- What the task requires -
Your task is to print exactly the lines from the line that contains "Generate a Python" through the line that contains "import plotly.graph_objects as go", with pictures left out.

- Material supplied -
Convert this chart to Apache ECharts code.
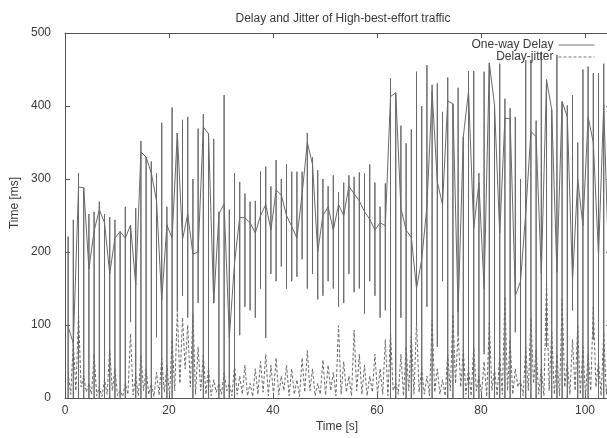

--

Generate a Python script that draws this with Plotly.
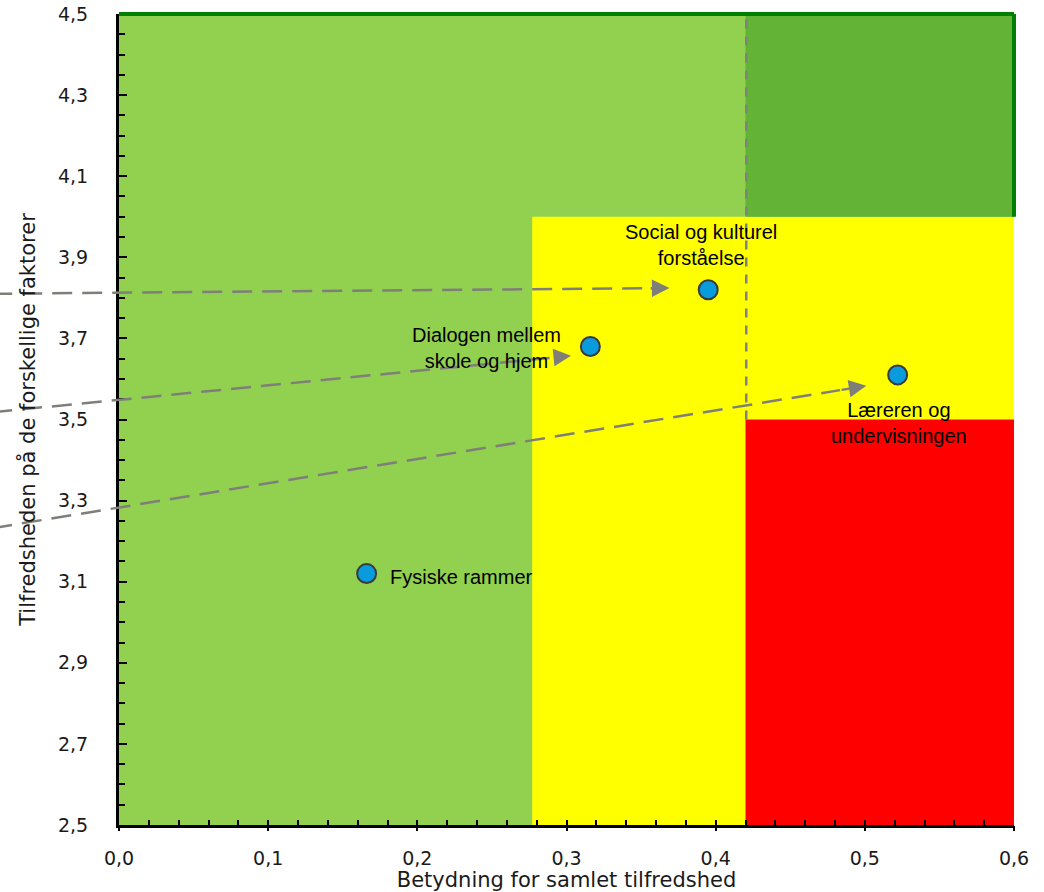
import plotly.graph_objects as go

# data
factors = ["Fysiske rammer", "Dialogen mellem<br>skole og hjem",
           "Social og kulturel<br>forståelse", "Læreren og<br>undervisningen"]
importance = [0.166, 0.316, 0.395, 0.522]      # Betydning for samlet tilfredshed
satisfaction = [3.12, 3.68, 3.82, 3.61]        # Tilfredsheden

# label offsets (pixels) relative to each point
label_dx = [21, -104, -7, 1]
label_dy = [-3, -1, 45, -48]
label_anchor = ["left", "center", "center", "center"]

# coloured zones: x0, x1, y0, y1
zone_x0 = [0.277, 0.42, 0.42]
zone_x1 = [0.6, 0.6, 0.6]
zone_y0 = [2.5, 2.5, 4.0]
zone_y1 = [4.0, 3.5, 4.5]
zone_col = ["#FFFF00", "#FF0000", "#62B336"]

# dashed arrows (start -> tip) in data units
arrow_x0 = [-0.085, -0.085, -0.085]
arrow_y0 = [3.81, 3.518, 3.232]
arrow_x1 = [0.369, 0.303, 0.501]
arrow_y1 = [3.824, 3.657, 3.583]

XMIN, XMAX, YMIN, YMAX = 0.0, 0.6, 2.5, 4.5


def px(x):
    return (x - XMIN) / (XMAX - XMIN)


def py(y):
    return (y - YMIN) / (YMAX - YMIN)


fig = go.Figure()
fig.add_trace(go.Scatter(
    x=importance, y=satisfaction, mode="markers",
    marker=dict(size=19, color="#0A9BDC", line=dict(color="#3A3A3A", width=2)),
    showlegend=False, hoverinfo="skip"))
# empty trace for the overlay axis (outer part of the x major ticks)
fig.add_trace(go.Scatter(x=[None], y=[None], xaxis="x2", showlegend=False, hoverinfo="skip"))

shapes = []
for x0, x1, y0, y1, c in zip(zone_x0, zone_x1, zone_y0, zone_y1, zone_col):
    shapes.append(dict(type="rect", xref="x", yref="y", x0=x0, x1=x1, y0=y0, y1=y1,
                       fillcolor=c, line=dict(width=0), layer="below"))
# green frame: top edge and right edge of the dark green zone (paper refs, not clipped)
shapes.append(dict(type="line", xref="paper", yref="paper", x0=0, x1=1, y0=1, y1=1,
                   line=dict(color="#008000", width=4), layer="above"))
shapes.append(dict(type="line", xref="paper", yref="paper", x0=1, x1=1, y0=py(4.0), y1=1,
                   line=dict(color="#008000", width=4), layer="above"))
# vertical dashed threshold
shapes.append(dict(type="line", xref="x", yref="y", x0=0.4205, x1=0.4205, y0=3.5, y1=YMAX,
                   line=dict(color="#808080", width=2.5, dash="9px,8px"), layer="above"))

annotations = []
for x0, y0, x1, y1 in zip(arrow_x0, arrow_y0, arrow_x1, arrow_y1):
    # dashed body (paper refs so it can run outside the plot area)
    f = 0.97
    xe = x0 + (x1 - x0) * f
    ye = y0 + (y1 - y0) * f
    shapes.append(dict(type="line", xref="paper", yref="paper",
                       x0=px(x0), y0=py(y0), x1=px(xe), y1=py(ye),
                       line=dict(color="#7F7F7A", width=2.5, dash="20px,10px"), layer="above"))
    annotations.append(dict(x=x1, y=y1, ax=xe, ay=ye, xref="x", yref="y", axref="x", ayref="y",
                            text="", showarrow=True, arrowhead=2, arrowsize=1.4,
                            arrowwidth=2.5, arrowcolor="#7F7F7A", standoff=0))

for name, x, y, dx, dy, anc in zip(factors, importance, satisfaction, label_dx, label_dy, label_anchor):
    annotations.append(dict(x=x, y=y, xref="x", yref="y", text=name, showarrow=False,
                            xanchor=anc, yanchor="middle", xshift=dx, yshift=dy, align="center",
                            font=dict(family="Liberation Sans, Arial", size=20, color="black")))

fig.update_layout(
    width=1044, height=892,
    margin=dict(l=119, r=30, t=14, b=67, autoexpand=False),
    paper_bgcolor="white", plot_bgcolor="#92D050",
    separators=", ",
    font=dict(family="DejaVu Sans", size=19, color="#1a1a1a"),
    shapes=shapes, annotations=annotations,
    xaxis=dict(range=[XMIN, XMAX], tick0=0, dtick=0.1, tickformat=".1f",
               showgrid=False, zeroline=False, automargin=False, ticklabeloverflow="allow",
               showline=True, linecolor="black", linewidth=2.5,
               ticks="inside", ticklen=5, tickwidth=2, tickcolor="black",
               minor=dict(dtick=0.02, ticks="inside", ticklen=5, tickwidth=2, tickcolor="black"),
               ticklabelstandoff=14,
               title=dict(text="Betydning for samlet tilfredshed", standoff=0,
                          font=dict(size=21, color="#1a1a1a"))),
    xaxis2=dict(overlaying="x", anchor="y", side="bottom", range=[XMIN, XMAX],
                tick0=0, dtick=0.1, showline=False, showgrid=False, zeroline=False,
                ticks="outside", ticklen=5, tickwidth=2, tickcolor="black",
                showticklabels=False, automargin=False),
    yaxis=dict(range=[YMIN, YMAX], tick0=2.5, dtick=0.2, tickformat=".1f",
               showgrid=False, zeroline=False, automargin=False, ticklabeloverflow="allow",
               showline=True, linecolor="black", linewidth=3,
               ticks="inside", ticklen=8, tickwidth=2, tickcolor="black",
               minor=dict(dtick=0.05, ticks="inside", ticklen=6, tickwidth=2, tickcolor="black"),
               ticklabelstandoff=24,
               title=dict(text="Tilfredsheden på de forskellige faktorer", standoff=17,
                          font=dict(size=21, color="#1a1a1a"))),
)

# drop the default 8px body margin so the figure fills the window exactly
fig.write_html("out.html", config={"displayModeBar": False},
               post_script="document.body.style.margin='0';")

- Full output -
Generate a Python script that draws this with Plotly.
import plotly.graph_objects as go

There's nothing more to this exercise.